→ **Stated problem**
Reproduce all the material exactly, minus any pictures it holds.
── Information supplied ──
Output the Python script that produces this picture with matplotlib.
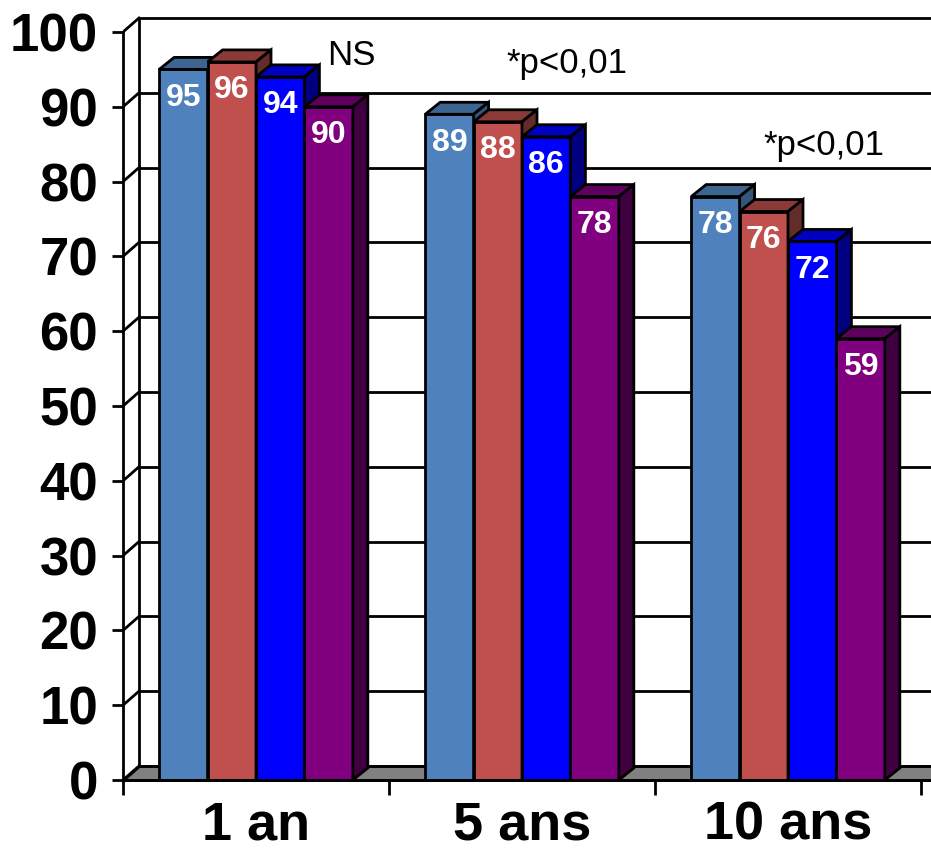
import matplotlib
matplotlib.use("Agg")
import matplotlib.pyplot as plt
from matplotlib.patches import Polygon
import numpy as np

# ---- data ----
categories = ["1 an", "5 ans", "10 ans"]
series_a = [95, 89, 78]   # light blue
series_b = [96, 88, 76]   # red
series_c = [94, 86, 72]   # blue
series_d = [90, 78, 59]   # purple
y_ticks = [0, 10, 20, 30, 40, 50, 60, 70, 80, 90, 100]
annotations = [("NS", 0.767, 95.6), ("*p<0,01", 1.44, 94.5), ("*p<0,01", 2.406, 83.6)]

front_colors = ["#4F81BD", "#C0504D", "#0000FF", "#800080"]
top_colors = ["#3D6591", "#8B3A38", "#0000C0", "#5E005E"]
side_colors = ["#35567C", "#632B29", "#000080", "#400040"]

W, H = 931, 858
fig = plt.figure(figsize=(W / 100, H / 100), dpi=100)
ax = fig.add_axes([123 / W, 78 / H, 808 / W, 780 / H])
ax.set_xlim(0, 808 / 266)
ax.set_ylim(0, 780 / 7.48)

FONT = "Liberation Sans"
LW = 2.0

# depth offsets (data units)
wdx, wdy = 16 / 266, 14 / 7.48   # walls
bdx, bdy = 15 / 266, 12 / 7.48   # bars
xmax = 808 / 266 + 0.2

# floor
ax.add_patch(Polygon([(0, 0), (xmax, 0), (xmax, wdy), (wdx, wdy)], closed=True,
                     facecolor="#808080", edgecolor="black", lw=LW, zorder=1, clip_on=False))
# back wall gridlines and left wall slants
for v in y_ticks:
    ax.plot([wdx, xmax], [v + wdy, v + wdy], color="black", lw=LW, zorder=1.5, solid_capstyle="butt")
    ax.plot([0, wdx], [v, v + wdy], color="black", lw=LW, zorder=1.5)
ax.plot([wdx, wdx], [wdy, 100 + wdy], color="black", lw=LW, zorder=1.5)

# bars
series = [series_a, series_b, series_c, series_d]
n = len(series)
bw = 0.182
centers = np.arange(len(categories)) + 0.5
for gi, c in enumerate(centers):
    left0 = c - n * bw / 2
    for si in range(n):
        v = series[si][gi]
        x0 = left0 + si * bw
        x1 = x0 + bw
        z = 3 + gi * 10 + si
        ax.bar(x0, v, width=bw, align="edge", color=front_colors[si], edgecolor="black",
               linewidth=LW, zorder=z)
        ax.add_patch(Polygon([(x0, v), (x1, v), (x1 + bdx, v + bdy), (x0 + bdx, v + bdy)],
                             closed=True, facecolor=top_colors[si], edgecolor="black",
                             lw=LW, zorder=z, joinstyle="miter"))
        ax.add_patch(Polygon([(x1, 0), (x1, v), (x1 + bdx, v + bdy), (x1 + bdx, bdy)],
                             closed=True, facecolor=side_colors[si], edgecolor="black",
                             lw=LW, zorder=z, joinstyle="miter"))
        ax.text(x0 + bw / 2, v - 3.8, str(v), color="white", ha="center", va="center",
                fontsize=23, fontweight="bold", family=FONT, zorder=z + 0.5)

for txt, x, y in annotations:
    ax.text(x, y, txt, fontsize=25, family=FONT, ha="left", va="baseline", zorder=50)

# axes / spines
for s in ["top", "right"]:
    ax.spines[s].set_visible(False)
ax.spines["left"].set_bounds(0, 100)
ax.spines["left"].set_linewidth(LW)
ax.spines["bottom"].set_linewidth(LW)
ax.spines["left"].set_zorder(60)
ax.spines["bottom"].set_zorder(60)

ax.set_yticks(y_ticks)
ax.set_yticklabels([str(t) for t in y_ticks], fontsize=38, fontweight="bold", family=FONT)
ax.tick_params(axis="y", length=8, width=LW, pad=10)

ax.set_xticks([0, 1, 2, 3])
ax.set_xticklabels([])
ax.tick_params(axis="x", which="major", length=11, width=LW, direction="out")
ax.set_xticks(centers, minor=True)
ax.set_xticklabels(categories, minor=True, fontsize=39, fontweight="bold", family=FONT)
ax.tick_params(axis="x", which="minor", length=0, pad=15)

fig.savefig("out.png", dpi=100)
───
→ **Finished task**
Output the Python script that produces this picture with matplotlib.
import matplotlib
matplotlib.use("Agg")
import matplotlib.pyplot as plt
from matplotlib.patches import Polygon
import numpy as np

# ---- data ----
categories = ["1 an", "5 ans", "10 ans"]
series_a = [95, 89, 78]   # light blue
series_b = [96, 88, 76]   # red
series_c = [94, 86, 72]   # blue
series_d = [90, 78, 59]   # purple
y_ticks = [0, 10, 20, 30, 40, 50, 60, 70, 80, 90, 100]
annotations = [("NS", 0.767, 95.6), ("*p<0,01", 1.44, 94.5), ("*p<0,01", 2.406, 83.6)]

front_colors = ["#4F81BD", "#C0504D", "#0000FF", "#800080"]
top_colors = ["#3D6591", "#8B3A38", "#0000C0", "#5E005E"]
side_colors = ["#35567C", "#632B29", "#000080", "#400040"]

W, H = 931, 858
fig = plt.figure(figsize=(W / 100, H / 100), dpi=100)
ax = fig.add_axes([123 / W, 78 / H, 808 / W, 780 / H])
ax.set_xlim(0, 808 / 266)
ax.set_ylim(0, 780 / 7.48)

FONT = "Liberation Sans"
LW = 2.0

# depth offsets (data units)
wdx, wdy = 16 / 266, 14 / 7.48   # walls
bdx, bdy = 15 / 266, 12 / 7.48   # bars
xmax = 808 / 266 + 0.2

# floor
ax.add_patch(Polygon([(0, 0), (xmax, 0), (xmax, wdy), (wdx, wdy)], closed=True,
                     facecolor="#808080", edgecolor="black", lw=LW, zorder=1, clip_on=False))
# back wall gridlines and left wall slants
for v in y_ticks:
    ax.plot([wdx, xmax], [v + wdy, v + wdy], color="black", lw=LW, zorder=1.5, solid_capstyle="butt")
    ax.plot([0, wdx], [v, v + wdy], color="black", lw=LW, zorder=1.5)
ax.plot([wdx, wdx], [wdy, 100 + wdy], color="black", lw=LW, zorder=1.5)

# bars
series = [series_a, series_b, series_c, series_d]
n = len(series)
bw = 0.182
centers = np.arange(len(categories)) + 0.5
for gi, c in enumerate(centers):
    left0 = c - n * bw / 2
    for si in range(n):
        v = series[si][gi]
        x0 = left0 + si * bw
        x1 = x0 + bw
        z = 3 + gi * 10 + si
        ax.bar(x0, v, width=bw, align="edge", color=front_colors[si], edgecolor="black",
               linewidth=LW, zorder=z)
        ax.add_patch(Polygon([(x0, v), (x1, v), (x1 + bdx, v + bdy), (x0 + bdx, v + bdy)],
                             closed=True, facecolor=top_colors[si], edgecolor="black",
                             lw=LW, zorder=z, joinstyle="miter"))
        ax.add_patch(Polygon([(x1, 0), (x1, v), (x1 + bdx, v + bdy), (x1 + bdx, bdy)],
                             closed=True, facecolor=side_colors[si], edgecolor="black",
                             lw=LW, zorder=z, joinstyle="miter"))
        ax.text(x0 + bw / 2, v - 3.8, str(v), color="white", ha="center", va="center",
                fontsize=23, fontweight="bold", family=FONT, zorder=z + 0.5)

for txt, x, y in annotations:
    ax.text(x, y, txt, fontsize=25, family=FONT, ha="left", va="baseline", zorder=50)

# axes / spines
for s in ["top", "right"]:
    ax.spines[s].set_visible(False)
ax.spines["left"].set_bounds(0, 100)
ax.spines["left"].set_linewidth(LW)
ax.spines["bottom"].set_linewidth(LW)
ax.spines["left"].set_zorder(60)
ax.spines["bottom"].set_zorder(60)

ax.set_yticks(y_ticks)
ax.set_yticklabels([str(t) for t in y_ticks], fontsize=38, fontweight="bold", family=FONT)
ax.tick_params(axis="y", length=8, width=LW, pad=10)

ax.set_xticks([0, 1, 2, 3])
ax.set_xticklabels([])
ax.tick_params(axis="x", which="major", length=11, width=LW, direction="out")
ax.set_xticks(centers, minor=True)
ax.set_xticklabels(categories, minor=True, fontsize=39, fontweight="bold", family=FONT)
ax.tick_params(axis="x", which="minor", length=0, pad=15)

fig.savefig("out.png", dpi=100)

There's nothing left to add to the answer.